God among us, in us, and through us. Stand up church, be the church, and know that the Word desires to take on flesh in you and I. Let's not wait for the Empire to do something, because that would be abdicating the call to the church, Jesus' Bride, and handing it over to the Empire, which is at odds with God.

God is in us, so take Him to school, all schools. Take Him with you, because He is waiting for us to go! He desires to send us, He is hungry to move through us. It's time to giddy up, right?

May we have eyes to see God, everywhere. May we have ears to hear His voice, at all times. May we know that God is with us, so that we will go, and be light, and shine His light everywhere, to everyone.

Grace & Peace

Saturday, August 18, 2012


Summer is coming to a close, whether you or I like it or not.

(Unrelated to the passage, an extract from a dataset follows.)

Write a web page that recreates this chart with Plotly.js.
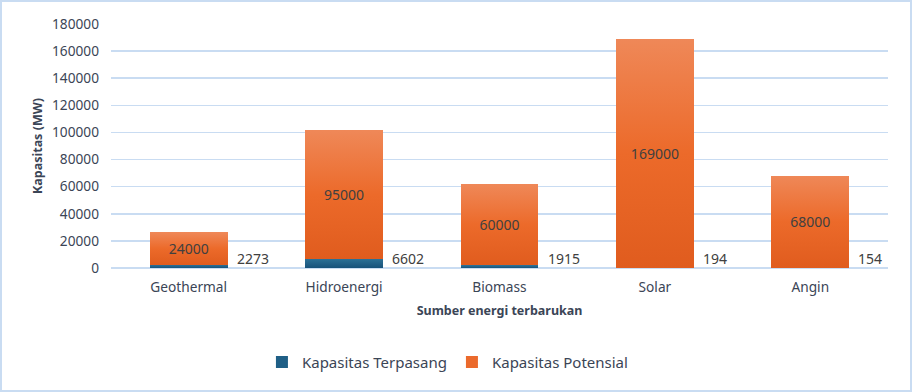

I think it's been an amazing summer and I know I've spent far more time outside this year than last year, which I am incredibly grateful for.

I can feel Fall approaching, not only in my knees (tendinitis), but also in my soul. Change, I feel change coming. I'm anxious for change because I love a good adventure and I can't stand it when things grow static.

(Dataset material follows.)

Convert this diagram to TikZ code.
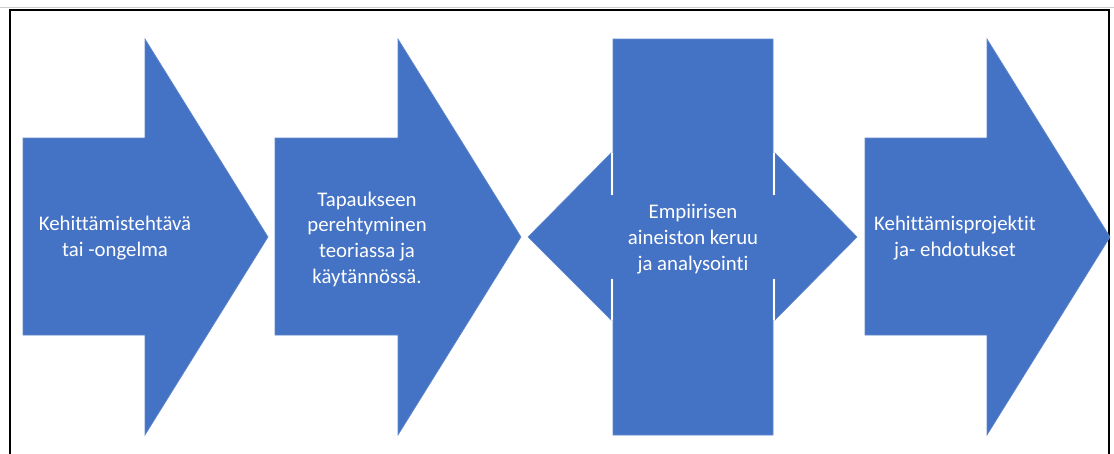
\documentclass[tikz,border=0pt]{standalone}
\usepackage{fontspec}
\setmainfont{Carlito}[Ligatures=NoCommon]
\begin{document}
\begin{tikzpicture}[x=1pt,y=-1pt,
  shape fill/.style={fill=blockblue,draw=blockblue!85!white,line width=0.6pt},
  label/.style={text=white,align=center,font=\fontsize{20.8}{25.7}\selectfont,inner sep=0pt}]
\definecolor{blockblue}{HTML}{4472C4}
\useasboundingbox (0,0) rectangle (1114,453);
% frame
\draw[gray!40,line width=0.8pt] (0,7) -- (1114,7);
\draw[black,line width=2pt] (9.5,455) -- (9.5,9.5) -- (1108.5,9.5) -- (1108.5,455);
% first arrow
\path[shape fill] (23,138) -- (145,138) -- (145,39) -- (268,237) -- (145,435) -- (145,335) -- (23,335) -- cycle;
% second arrow
\path[shape fill] (275,138) -- (398,138) -- (398,39) -- (521,237) -- (398,435) -- (398,335) -- (275,335) -- cycle;
% double-headed callout
\path[shape fill] (528,237) -- (611,153) -- (611,195) -- (613,195) -- (613,39) -- (773,39) -- (773,195)
  -- (775,195) -- (775,153) -- (857,237) -- (775,320) -- (775,279) -- (773,279) -- (773,435)
  -- (613,435) -- (613,279) -- (611,279) -- (611,320) -- cycle;
\draw[white,line width=1.2pt] (612,153) -- (612,195) (612,279) -- (612,320)
  (774,153) -- (774,195) (774,279) -- (774,320);
% last arrow
\path[shape fill] (865,138) -- (987,138) -- (987,39) -- (1110,237) -- (987,435) -- (987,335) -- (865,335) -- cycle;
% labels
\node[label] (t1) at (115,238) {Kehittämistehtävä\\tai -ongelma};
\node[label] (t2) at (367,239) {Tapaukseen\\perehtyminen\\teoriassa ja\\käytännössä.};
\node[label] (t3) at (693,239) {Empiirisen\\aineiston keruu\\ja analysointi};
\node[label] (t4) at (955,238) {Kehittämisprojektit\\ja- ehdotukset};
\end{tikzpicture}
\end{document}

It's time for a new season, in all of the ways that can be interpreted.

Monday, July 16, 2012

Those Who Have Ears...

I enjoy listening to teachings from across the spectrum of thought, and I often get stuck with pieces that just stay lodged in my heart. Here are a couple of quotes from two separate talks that I heard recently:

 South African pastor and bishop Peter Storey said, “American preachers have a task more difficult, perhaps, than those faced by us under South Africa’s apartheid, or Christians under Communism. We had obvious evils to engage; you have to unwrap your culture from years of red, white and blue myth. You have to expose, and confront, the great disconnection between the kindness, compassion and caring of most American people, and the ruthless way American power is experienced, directly and indirectly, by the poor of the earth. You have to help good -people see how they have let their institutions do their sinning for them. This is not easy among people who really believe that their country does nothing but good, but it is necessary, not only for their future, but for us all.”

 Bruxey Cavey said, "Every hour that you put into trying to get America to act more Christian as an earthly nation, is another hour that you're not working at just getting the church to act more Christian. And I think you could spend your whole life on the latter rather than the former. Rather than trying to legislate morality, we teach the church to be the church."

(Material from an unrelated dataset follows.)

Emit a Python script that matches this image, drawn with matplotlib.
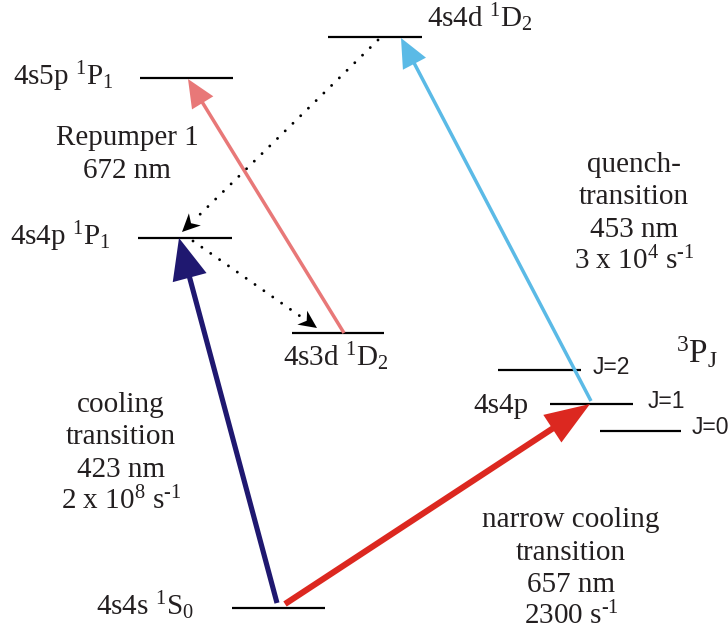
import numpy as np
import matplotlib
matplotlib.use("Agg")
import matplotlib.pyplot as plt
from matplotlib.patches import Polygon

plt.rcParams['font.family'] = 'Liberation Serif'
plt.rcParams['mathtext.fontset'] = 'custom'
plt.rcParams['mathtext.rm'] = 'Liberation Serif'
plt.rcParams['mathtext.it'] = 'Liberation Serif:italic'
plt.rcParams['mathtext.sf'] = 'Liberation Sans'

TXT = '#231f20'

# energy levels (picture units, y grows downward)
level_names = ["S0", "P1", "5pP1", "4dD2", "3dD2", "3P2", "3P1", "3P0"]
level_x0 = [232, 138, 140, 328, 292, 498, 550, 600]
level_x1 = [325, 232, 233, 422, 384, 581, 633, 681]
level_y = [608, 238, 78, 37, 333, 370, 404, 431]

# transitions: from level, to level, x on each level, y offset at each end
trans_from = ["S0", "S0", "3dD2", "3P1", "4dD2", "P1"]
trans_to = ["P1", "3P1", "5pP1", "4dD2", "P1", "3dD2"]
trans_x0 = [277, 285, 344, 591, 378, 193]
trans_x1 = [179, 590, 188, 401, 182, 317]
trans_dy0 = [-5, -4, 0, -3, 3, 3]
trans_dy1 = [0, 0, 1, 1, -6, -5]
trans_color = ['#1f1870', '#dc2820', '#e87878', '#5bbae6', 'black', 'black']
trans_lw = [3.7, 4.4, 2.5, 2.5, 2.1, 2.1]
trans_head = [(41, 35), (45, 33), (28, 25), (29, 26), (18, 17), (18, 17)]
trans_dotted = [False, False, False, False, True, True]


def lvl(name):
    return level_names.index(name)


def arrow(ax, p0, p1, color, lw, head_len, head_w, dotted):
    p0 = np.array(p0, float)
    p1 = np.array(p1, float)
    u = (p1 - p0) / np.hypot(*(p1 - p0))
    n = np.array([-u[1], u[0]])
    base = p1 - u * head_len
    if dotted:
        end = base - u * 2
        ax.plot([p0[0], end[0]], [p0[1], end[1]], color=color, lw=lw,
                linestyle=(0, (0.01, 3.7)), dash_capstyle='round')
        pts = [p1, base + n * head_w / 2, base + u * head_len * 0.3,
               base - n * head_w / 2]
    else:
        end = base + u * 3
        ax.plot([p0[0], end[0]], [p0[1], end[1]], color=color, lw=lw,
                solid_capstyle='butt')
        pts = [p1, base + n * head_w / 2, base - n * head_w / 2]
    ax.add_patch(Polygon(pts, closed=True, fc=color, ec='none', zorder=3))


fig = plt.figure(figsize=(7.28, 6.35), dpi=100)
ax = fig.add_axes([0, 0, 1, 1])
ax.set_xlim(0, 728)
ax.set_ylim(635, 0)
ax.axis('off')

for x0, x1, y in zip(level_x0, level_x1, level_y):
    ax.plot([x0, x1], [y, y], color='black', lw=1.6, solid_capstyle='butt')

for i in range(len(trans_from)):
    a, b = lvl(trans_from[i]), lvl(trans_to[i])
    p0 = (trans_x0[i], level_y[a] + trans_dy0[i])
    p1 = (trans_x1[i], level_y[b] + trans_dy1[i])
    arrow(ax, p0, p1, trans_color[i], trans_lw[i], *trans_head[i],
          trans_dotted[i])

fs = 21
# level labels
ax.text(13, 85, r"4s5p $^1$P$_1$", fontsize=fs, color=TXT, va='baseline')
ax.text(10, 245, r"4s4p $^1$P$_1$", fontsize=fs, color=TXT, va='baseline')
ax.text(427, 27, r"4s4d $^1$D$_2$", fontsize=fs, color=TXT, va='baseline')
ax.text(283, 366, r"4s3d $^1$D$_2$", fontsize=fs, color=TXT, va='baseline')
ax.text(96, 615, r"4s4s $^1$S$_0$", fontsize=fs, color=TXT, va='baseline')
ax.text(473, 413, "4s4p", fontsize=fs, color=TXT, va='baseline')
ax.text(676, 363, r"$^3$P$_\mathrm{J}$", fontsize=24, color=TXT,
        va='baseline')

j_labels = ["J=2", "J=1", "J=0"]
j_x = [593, 648, 692]
for lab, x, name in zip(j_labels, j_x, ["3P2", "3P1", "3P0"]):
    ax.text(x, level_y[lvl(name)] - 3, lab, fontsize=16.5, color=TXT,
            family='Liberation Sans', va='center')

# transition descriptions
blocks = [
    (127, 145, ["Repumper 1", "672 nm"]),
    (634, 172, ["quench-", "transition", "453 nm",
                r"3 x 10$^4$ s$^{\text{-1}}$"]),
    (121, 412, ["cooling", "transition", "423 nm",
                r"2 x 10$^8$ s$^{\text{-1}}$"]),
    (571, 527, ["narrow cooling", "transition", "657 nm",
                r"2300 s$^{\text{-1}}$"]),
]
for cx, y0, lines in blocks:
    for k, line in enumerate(lines):
        ax.text(cx, y0 + 32.5 * k, line, fontsize=fs, color=TXT,
                ha='center', va='baseline')

fig.savefig("out.png", dpi=100)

 Wow, both pretty striking.

Thursday, April 19, 2012

Hearing the ticking of a clock

When was the last time you heard a clock ticking?

Of course you would have to be in the same room as a ticking clock, but beyond that, the key to hearing the ticking is silence. When was the last time the room was quiet enough for you to pick up on the ticking? When was the last time you were quiet enough to listen?

A friend of mine, who had been a missionary in Thailand for a few years, noted on his return to the States that the most common response to his question, "How are you doing?" was, "Busy!" He quickly grew weary of the response, frustrated even. People were not good, not bad, just really, really busy. He also noted that the answer was often given with a sense of pride, as if being busy earned them a certificate of achievement. He also had conversations with his family so that they would structure their new beginning in America in such a way that their answer to the question of how they are doing could be different. It could be about how they are doing, rather than what they are doing. Of course there are seasons, occasionally, from time to time. Not all the time. Not every day. It doesn't have to be THE way of life.

Slow down, stop even, and listen to the ticking of a clock. You may even hear the quiet whisper of your soul saying, "Thank you, I needed that."